ドラッカーとピーター・センゲに見る未来のリーダー像
人事システムを構築する上で私は、「マネジメント」の著者ドラッカーと「学習する組織」の著者センゲの両者の未来リーダー像を意識しています。二人のリーダー像について共通点や相違点、そして現代の社会経済状況においてどちらのリーダー像が有効かを考察していきたいと思います。ドラッカーは「成果を出すリーダーシップ」を強調しました。組織のミッションやビジョンに従って結果を出す能力が重要だと説きました。「目的に基づくリーダーシップ」「意思決定のリーダーシップ」「責任感と成果重視」の3つの柱の重要性を主張しています。センゲは「学習する組織」を提唱し、組織全体が継続的に学び続けることが成功の鍵だと説きました。センゲによれば、リーダーはメンバーに学習の場を提供し、組織全体で学習と成長を促進する役割を果たすべきだとしています。個人の成長と組織の成長は密接に結びついているという考えです。彼のリーダー像には次のような特徴があります。

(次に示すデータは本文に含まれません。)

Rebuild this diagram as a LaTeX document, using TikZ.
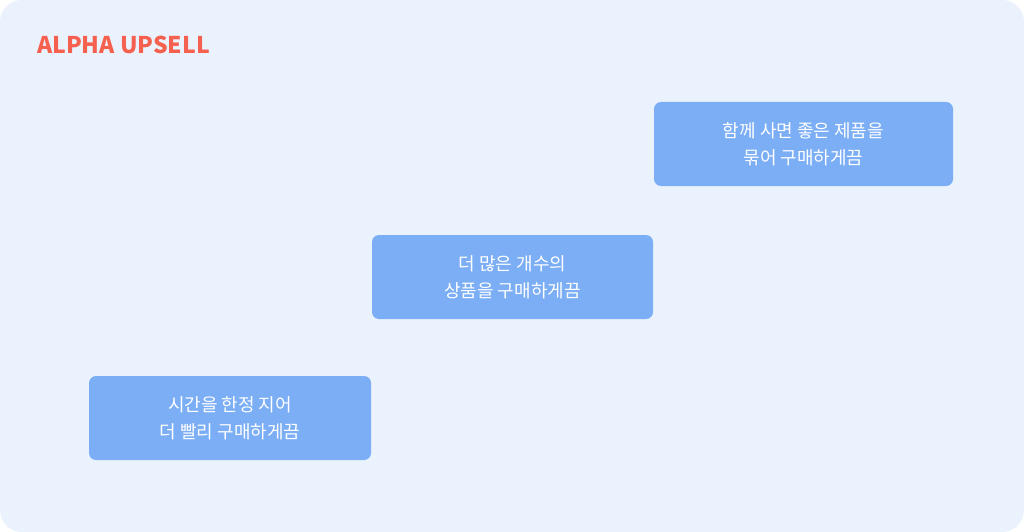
\documentclass[tikz,border=0pt]{standalone}
\usepackage{fontspec}
\setmainfont{Noto Sans CJK KR}
\newfontfamily\kr{Noto Sans CJK KR}
\definecolor{bg}{HTML}{EAF2FD}
\definecolor{boxc}{HTML}{7BAEF5}
\definecolor{titlec}{HTML}{F5604F}
\begin{document}
\begin{tikzpicture}[x=1pt,y=-1pt,
  card/.style={fill=boxc,rounded corners=7pt,minimum width=#1,minimum height=84pt,text=white,align=center,font=\kr\fontsize{18}{27}\selectfont,inner sep=0pt}]
\useasboundingbox (0,0) rectangle (1024,532);
\fill[white] (0,0) rectangle (1024,532);
\fill[bg,rounded corners=22pt] (0,0) rectangle (1024,532);
\node[anchor=west,text=titlec,font=\kr\bfseries\fontsize{23}{26}\selectfont,inner sep=0pt] (title) at (37,45) {ALPHA UPSELL};
\node[card=299pt] (b1) at (803.5,144) {함께 사면 좋은 제품을\\묶어 구매하게끔};
\node[card=281pt] (b2) at (512.5,277) {더 많은 개수의\\상품을 구매하게끔};
\node[card=282pt] (b3) at (230,418) {시간을 한정 지어\\더 빨리 구매하게끔};
\end{tikzpicture}
\end{document}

「学習を促進するリーダーシップ」「ビジョンの共有」「システム思考」の3つの柱を重要視しています。リーダーは単に指示を出すのではなく、組織の一部分ではなく全体を俯瞰する視点を持ち組織のメンバーと共に未来を描き、共有されたビジョンを全員で実現することを目指します。また両者のリーダー論にはいくつかの共通点があります。両者とも、リーダーは明確なビジョンを持ち、そのビジョンを達成するために組織全体を導く役割を果たすべきだと考えています。組織の目的や成果に対して強い意識を持つリーダー像を描いています。ドラッカーはメンバーの才能を引き出すこと、センゲはメンバーの学習を促進することをリーダーの役割としています。どちらも、リーダーはメンバーの成長に積極的に関わるべきだとしています。「ビジョンと成果の重視」「人材育成への重視」が二人の共通点になります。次に、両者のリーダー像の違いを見ていきましょう。

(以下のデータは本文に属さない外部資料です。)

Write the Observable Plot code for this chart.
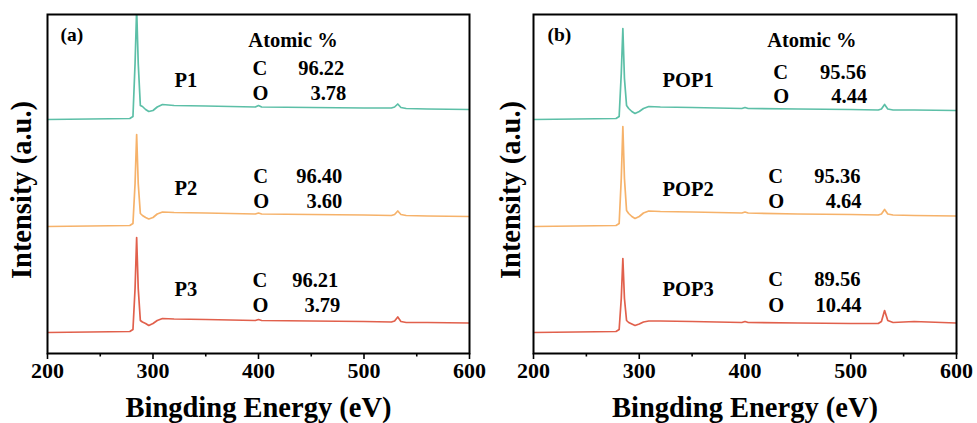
<!DOCTYPE html>
<html>
<head>
<meta charset="utf-8">
<script src="https://cdn.jsdelivr.net/npm/d3@7"></script>
<script src="https://cdn.jsdelivr.net/npm/@observablehq/plot@0.6"></script>
<style>
  body { margin: 0; background: #fff; }
  #figure { display: flex; width: 977px; height: 423px; background: #fff; }
</style>
</head>
<body>
<div id="figure"></div>
<script>
// XPS survey spectra, binding energy (eV) vs. intensity (a.u., traces stacked)
const energy = [200, 240, 278, 281, 283, 284.5, 286, 288, 290, 293, 296, 300, 304, 309, 320, 350,
                397, 400, 403, 450, 500, 526, 529, 532, 535, 540, 560, 600];

const P1 = [234, 234.5, 235, 237, 290, 345, 290, 248, 247, 244, 242, 243, 246.5, 249, 248, 247.5,
            246.5, 248, 246.5, 246, 245.5, 245.5, 246.5, 249.5, 246, 245, 244.5, 244];
const P2 = [127, 127.5, 128, 130, 170, 219, 170, 140, 138, 136, 134.5, 136, 139.5, 141.5, 141, 140.5,
            139.5, 140.5, 139.5, 139, 138.5, 138, 139, 142.5, 139, 138, 137.5, 137];
const P3 = [21, 21.5, 22, 24, 65, 116, 65, 33, 31.5, 30, 28, 30, 33, 35, 34.5, 34,
            33, 34, 33, 32.5, 32, 31.5, 32.5, 36.5, 32, 31, 31, 30.5];

const POP1 = [234, 234.5, 235, 237, 280, 325, 275, 248, 245, 242, 240, 242, 245, 247, 246.5, 246,
              245, 246, 245, 244.5, 244, 243.5, 244.5, 249, 244.5, 243.5, 243.5, 243];
const POP2 = [127, 127.5, 128, 130, 175, 227, 175, 143, 140, 137, 135, 137, 140.5, 142.5, 142, 141.5,
              140.5, 141.5, 140.5, 139.5, 139, 138.5, 139.5, 144, 139.5, 138.5, 138, 137.5];
const POP3 = [21, 21.5, 22, 24, 55, 95, 55, 33, 31, 29.5, 28, 29.5, 31.5, 32.5, 32.5, 32,
              31, 32, 31, 30.5, 30, 30, 32, 43, 33, 31, 32, 30.5];

const samplesA = ["P1", "P2", "P3"];
const carbonA = [96.22, 96.40, 96.21];
const oxygenA = [3.78, 3.60, 3.79];

const samplesB = ["POP1", "POP2", "POP3"];
const carbonB = [95.56, 95.36, 89.56];
const oxygenB = [4.44, 4.64, 10.44];

const xTicks = [200, 300, 400, 500, 600];
const xMinorTicks = [250, 350, 450, 550];
const traceColors = ["#5cbfa7", "#f6b26a", "#e1604c"];

const FONT = '"Liberation Serif", "Times New Roman", Times, serif';

function panel(cfg) {
  const { tag, names, traces, carbon, oxygen, L } = cfg;
  const rows = [];
  names.forEach((n, i) => traces[i].forEach((v, j) => rows.push({ sample: n, energy: energy[j], intensity: v })));
  const labels = names.map((n, i) => ({
    name: n,
    c: carbon[i].toFixed(2),
    o: oxygen[i].toFixed(2),
    i
  }));
  const txt = { fill: "black", fontWeight: "bold", lineAnchor: "bottom" };
  return Plot.plot({
    width: cfg.width,
    height: 423,
    marginLeft: cfg.marginLeft,
    marginRight: cfg.marginRight,
    marginTop: 14,
    marginBottom: 70,
    style: { fontFamily: FONT, fontWeight: "bold", background: "white", color: "black", overflow: "visible" },
    x: { domain: [200, 600] },
    y: { domain: [0, 339], axis: null },
    color: { domain: names, range: traceColors },
    marks: [
      Plot.line(rows, { x: "energy", y: "intensity", z: "sample", stroke: "sample", strokeWidth: 1.7, clip: true }),
      Plot.axisX({ ticks: xTicks, tickSize: 6, tickPadding: 3, fontSize: 22, fontWeight: "bold", strokeWidth: 1.6, label: null }),
      Plot.axisX({ ticks: xMinorTicks, tickSize: 3.5, tickFormat: () => "", strokeWidth: 1.6, label: null }),
      Plot.frame({ stroke: "black", strokeWidth: 2 }),
      Plot.text(["Bingding Energy (eV)"], { ...txt, frameAnchor: "bottom", textAnchor: "middle", dy: 63, fontSize: 28.5 }),
      Plot.text(["Intensity (a.u.)"], { ...txt, frameAnchor: "left", textAnchor: "middle", rotate: -90, dx: cfg.yLabelDx, dy: 6, fontSize: 28.5 }),
      Plot.text([tag], { ...txt, x: L.tagX, y: 313, textAnchor: "start", fontSize: 19.5 }),
      Plot.text(["Atomic %"], { ...txt, x: L.headX, y: 307, textAnchor: "start", fontSize: 20.5 }),
      Plot.text(labels, { ...txt, x: L.nameX, y: d => L.nameY[d.i], text: "name", textAnchor: "start", fontSize: 20.5 }),
      Plot.text(labels, { ...txt, x: d => L.elemX[d.i], y: d => L.cY[d.i], text: () => "C", textAnchor: "start", fontSize: 20.5 }),
      Plot.text(labels, { ...txt, x: d => L.elemX[d.i], y: d => L.oY[d.i], text: () => "O", textAnchor: "start", fontSize: 20.5 }),
      Plot.text(labels, { ...txt, x: d => L.cValX[d.i], y: d => L.cY[d.i], text: "c", textAnchor: "end", fontSize: 20.5 }),
      Plot.text(labels, { ...txt, x: d => L.oValX[d.i], y: d => L.oY[d.i], text: "o", textAnchor: "end", fontSize: 20.5 })
    ]
  });
}

const fig = document.getElementById("figure");

fig.append(panel({
  tag: "(a)",
  names: samplesA,
  traces: [P1, P2, P3],
  carbon: carbonA,
  oxygen: oxygenA,
  width: 489,
  marginLeft: 47,
  marginRight: 20,
  yLabelDx: -17,
  L: {
    tagX: 212.3, headX: 390.4, nameX: 320.3,
    nameY: [267, 159, 58],
    cY: [279, 171, 67],
    oY: [254, 146, 42],
    elemX: [394.2, 395.1, 394.2],
    cValX: [481.3, 479.4, 475.6],
    oValX: [483.2, 479.4, 477.5]
  }
}));

fig.append(panel({
  tag: "(b)",
  names: samplesB,
  traces: [POP1, POP2, POP3],
  carbon: carbonB,
  oxygen: oxygenB,
  width: 488,
  marginLeft: 44,
  marginRight: 21,
  yLabelDx: -14,
  L: {
    tagX: 213.2, headX: 421, nameX: 322,
    nameY: [267, 158, 58],
    cY: [274.5, 171, 68],
    oY: [250.5, 146, 42],
    elemX: [426.7, 422, 422],
    cValX: [514.6, 509.2, 509.2],
    oValX: [515.5, 510.2, 510.2]
  }
}));
</script>
</body>
</html>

ドラッカーのリーダー像は「成果」に強く焦点を当てており、リーダーは具体的な目標を設定し、その達成に向けて組織を導くことが求められます。意思決定力や責任感が特に重要視されます。成果志向のリーダー像です。一方、センゲのリーダー像は、個人と組織がともに成長することを重視します。リーダーは「指示」よりも「学習の促進」に重点を置き、システム全体を理解することを重視します。学習を促すリーダー像です。次に、両者のリーダー像のメリットとデメリットを整理しましょう。ドラッカーのリーダー像のメリットは明確な目標に向かって進むため、成果が出やすいこととリーダーの意思決定が組織のスピード感や効率性を高めることです。デメリットは、成果重視のあまり、組織内の学習や成長が軽視される可能性があります。一方、センゲのリーダー像のメリットはメンバーの自主性や創造性を高め、学習と成長を促すこと、システム全体を俯瞰して見るため、組織全体の調和や長期的な成長が期待できることです。
センゲのデメリットは、具体的な成果が見えにくく、短期的な目標達成に時間がかかる場合があることと、リーダーシップの役割が曖昧になることで組織の統制が弱まるリスクがあることです。しかし、今日の組織は、個々のメンバーが変化に適応し、学び続けることが求められています。イノベーションや組織の持続的な成長を考えると、センゲの「学習する組織」に基づくリーダーシップは、これらの要求に応える上で有効です。多様性のある組織では、全員がリーダーシップを発揮できる柔軟性も強みです。しかしながら、特定の成果を求められる場面では、ドラッカーのリーダー像が非常に役立ちます。特に、企業の短期的な目標達成や競争力強化を求められるシチュエーションでは、意思決定能力と成果重視のリーダーシップが効果を発揮します。皆さんが未来のリーダーとして、どちらの考え方も理解し、適切な場面で活用できるようになることを願っています。